If you are looking for a longer-term savings option with a high dividend rate and less risks than many other forms of investments, then a Certificate of Deposit or IRA may be the right solution for you.
  • Terms range from six months to four years.
  • $1,000 minimum opening balance for regular Certificates/IRAs.
  • $95,000 opening deposit for Jumbo Certificates/IRAs.
  • Dividends are earned daily and compounded monthly.
  • No account fees or application fees.
  • Funds are federally insured by the NCUA to at least $250,000.

Certificate of Deposit

A Certificate of Deposit is a high yield savings account that accumulates interest over time. Unlike a traditional savings account, a Certificate has a term attached, which means that the funds cannot be accessed for a certain period of time without incurring a penalty. Typically, the longer the term, the higher the interest rate. This is a great option if you are saving for a long-term goal such as buying a house and don’t need to be able to access the funds early.

Individual Retirement Accounts (IRAs)

IRAs are powerful savings tools that can help you save for retirement and even offer tax benefits. We offer Traditional, Roth, and Educational IRAs, all with no monthly maintenance fees, account fees or application fees.

A Traditional IRA offers tax-deferred earnings and the possibility for tax-deductible contributions. All earnings in the Traditional IRA are not taxed until they are withdrawn.

The Roth IRA allows you to contribute (depending on your income) after-tax dollars with earnings growing tax free. You pay no taxes when you withdraw the money, provided you have had the account for a least five (5) years and you are age 59 or older.

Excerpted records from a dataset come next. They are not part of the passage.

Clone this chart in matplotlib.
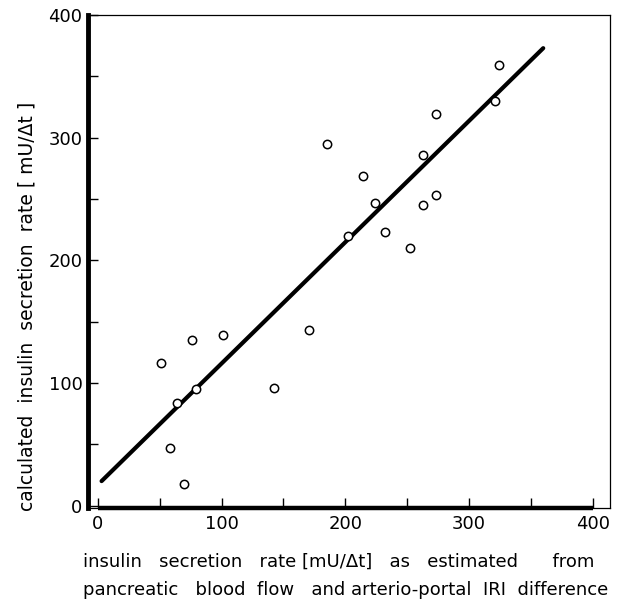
import numpy as np
import matplotlib.pyplot as plt
from matplotlib.ticker import MultipleLocator

# values
x_est = [51, 76, 101, 171, 64, 79, 142, 58, 70,
         324, 321, 273, 185, 263, 214, 224, 273, 263, 202, 232, 252]
y_calc = [116, 135, 139, 143, 84, 95, 96, 47, 18,
          359, 330, 319, 295, 286, 269, 247, 253, 245, 220, 223, 210]
fit_x = [3, 360]
fit_y = [20, 373]

fig = plt.figure(figsize=(6.17, 6.02), dpi=100, facecolor="white")
ax = fig.add_axes([0.1426, 0.156, 0.8461, 0.819])

ax.plot(fit_x, fit_y, color="black", linewidth=3, solid_capstyle="round", zorder=2)
ax.plot(x_est, y_calc, "o", markersize=6, markerfacecolor="white",
        markeredgecolor="black", markeredgewidth=1.1, zorder=3)

ax.set_xlim(-8, 414)
ax.set_ylim(-2, 400)

for s in ["top", "right", "bottom"]:
    ax.spines[s].set_linewidth(0.9)
ax.spines["left"].set_linewidth(3.5)
ax.hlines(-2, 0, 400, color="black", linewidth=3.2, clip_on=False, zorder=4)

ax.xaxis.set_major_locator(MultipleLocator(100))
ax.xaxis.set_minor_locator(MultipleLocator(50))
ax.yaxis.set_major_locator(MultipleLocator(100))
ax.yaxis.set_minor_locator(MultipleLocator(50))
ax.tick_params(which="both", direction="in", width=1, length=7,
               top=False, right=False, labelsize=13)
ax.tick_params(axis="y", pad=4)
ax.tick_params(axis="x", pad=5)

ax.set_ylabel("calculated  insulin  secretion  rate [ mU/\u0394t ]", fontsize=13.5)
ax.yaxis.set_label_coords(-0.098, 0.41)
ax.set_xlabel("insulin   secretion   rate [mU/\u0394t]   as   estimated      from\n"
              "pancreatic   blood  flow   and arterio-portal  IRI  difference",
              fontsize=13, linespacing=1.75, multialignment="left")
ax.xaxis.set_label_coords(0.494, -0.091)

fig.savefig("out.png", dpi=100)
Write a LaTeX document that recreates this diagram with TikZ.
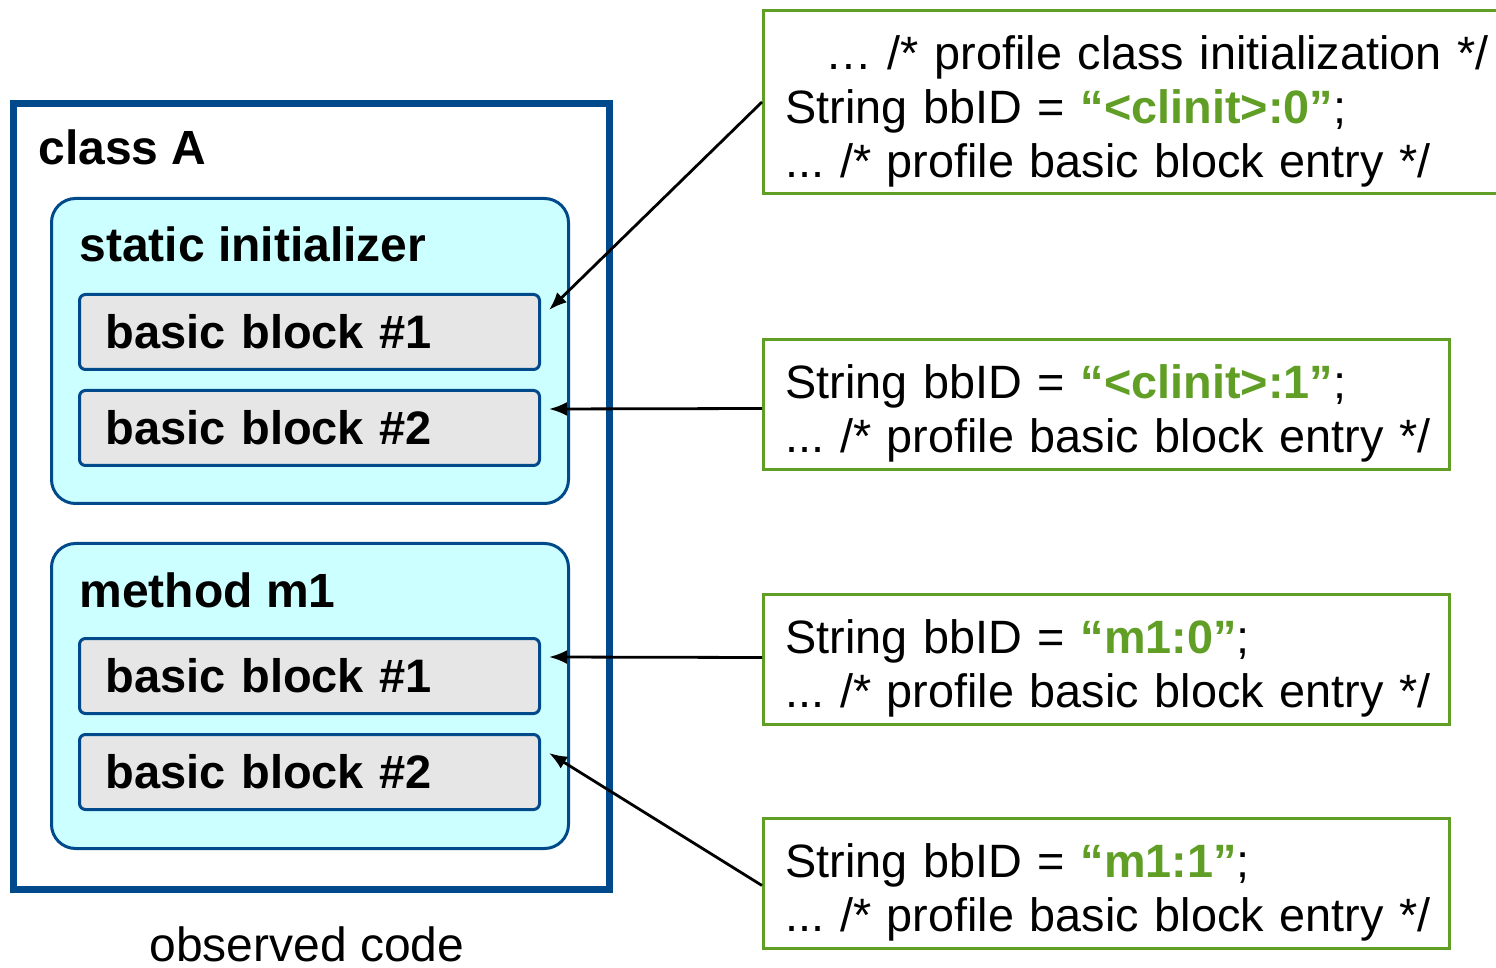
\documentclass[tikz,border=0pt]{standalone}
\usepackage{fontspec}
\setmainfont{Liberation Sans}
\usetikzlibrary{arrows.meta}
\definecolor{classblue}{RGB}{0,73,139}
\definecolor{methodcyan}{RGB}{204,255,255}
\definecolor{blockgray}{RGB}{230,230,230}
\definecolor{codegreen}{RGB}{96,158,38}
\newcommand{\bbid}[1]{{\bfseries\color{codegreen}#1}}
\newcommand{\firstline}{\rule{0pt}{26pt}}
\frenchspacing
\tikzset{
	classbox/.style={draw=classblue, line width=3.5pt, anchor=north west, inner sep=0pt},
	methodbox/.style={draw=classblue, fill=methodcyan, line width=1.5pt, rounded corners=12pt, anchor=north west, inner sep=0pt, minimum width=258.5pt, minimum height=152.5pt},
	bblock/.style={draw=classblue, fill=blockgray, line width=1.5pt, rounded corners=3pt, anchor=north west, minimum width=230pt, minimum height=37.5pt, inner xsep=13pt, inner ysep=0pt, text width=204pt, align=left, font=\fontsize{23.5}{27}\selectfont\bfseries},
	title/.style={anchor=base west, inner sep=0pt, font=\fontsize{24}{27}\selectfont\bfseries},
	codebox/.style={draw=codegreen, line width=1.5pt, anchor=north west, inner xsep=11pt, inner ysep=0pt, align=left, font=\fontsize{23.4}{27}\selectfont},
	ptr/.style={-{Latex[length=9pt,width=7pt]}, line width=1.4pt},
}
\begin{document}
\begin{tikzpicture}[x=0.5pt, y=-0.5pt]
	\useasboundingbox (0,0) rectangle (1496,968);
	% observed code
	\node[classbox, minimum width=298pt, minimum height=393pt] (classA) at (10,100) {};
	\node[title] (classlbl) at (38,165) {class A};
	\node[methodbox] (clinit) at (50,197) {};
	\node[title] (clinitlbl) at (79,262) {static initializer};
	\node[bblock] (sbb1) at (78,293) {basic block \#1};
	\node[bblock] (sbb2) at (78,389) {basic block \#2};
	\node[methodbox] (mone) at (50,542) {};
	\node[title] (monelbl) at (79,607) {method m1};
	\node[bblock] (mbb1) at (78,637) {basic block \#1};
	\node[bblock] (mbb2) at (78,733) {basic block \#2};
	\node[anchor=base, inner sep=0pt, font=\fontsize{24}{27}\selectfont] (observed) at (307,961) {observed code};
	% inserted profiling code
	\node[codebox, text width=352pt, minimum width=374pt, minimum height=91.5pt] (c1) at (762,9)
		{\firstline\hspace*{20pt}\mbox{… /* profile class initialization */}\\String bbID = \bbid{“<clinit>:0”};\\\mbox{... /* profile basic block entry */}};
	\node[codebox, text width=321pt, minimum width=343pt, minimum height=65pt] (c2) at (762,338)
		{\firstline String bbID = \bbid{“<clinit>:1”};\\\mbox{... /* profile basic block entry */}};
	\node[codebox, text width=321pt, minimum width=343pt, minimum height=65pt] (c3) at (762,593)
		{\firstline String bbID = \bbid{“m1:0”};\\\mbox{... /* profile basic block entry */}};
	\node[codebox, text width=321pt, minimum width=343pt, minimum height=65pt] (c4) at (762,817)
		{\firstline String bbID = \bbid{“m1:1”};\\\mbox{... /* profile basic block entry */}};
	\draw[ptr] (c1.west) -- ([xshift=4pt, yshift=11pt]sbb1.east);
	\draw[ptr] ([yshift=-2pt]c2.west) -- ([xshift=4pt, yshift=9.5pt]sbb2.east);
	\draw[ptr] ([yshift=1pt]c3.west) -- ([xshift=4pt, yshift=9.5pt]mbb1.east);
	\draw[ptr] ([yshift=-1pt]c4.west) -- ([xshift=4pt, yshift=9.5pt]mbb2.east);
\end{tikzpicture}
\end{document}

In addition, you may withdraw, without penalty, up to $10,000 for a first-time home purchase. Another Roth IRA benefit is that you don’t have to begin withdrawing money at age 70 ½, like a Traditional IRA.

Save for a child’s higher education expenses with this IRA. You can invest up to $2,000 a year per child younger than 18, depending on your income. Earnings on Education IRA contributions grow tax free. You cannot deduct contributions, but, when you withdraw funds, you pay no taxes or withdrawal penalties if they’re used for qualified higher education expenses before the beneficiary reaches age 30. Unused funds, however, may be rolled over to an Education IRA for another child.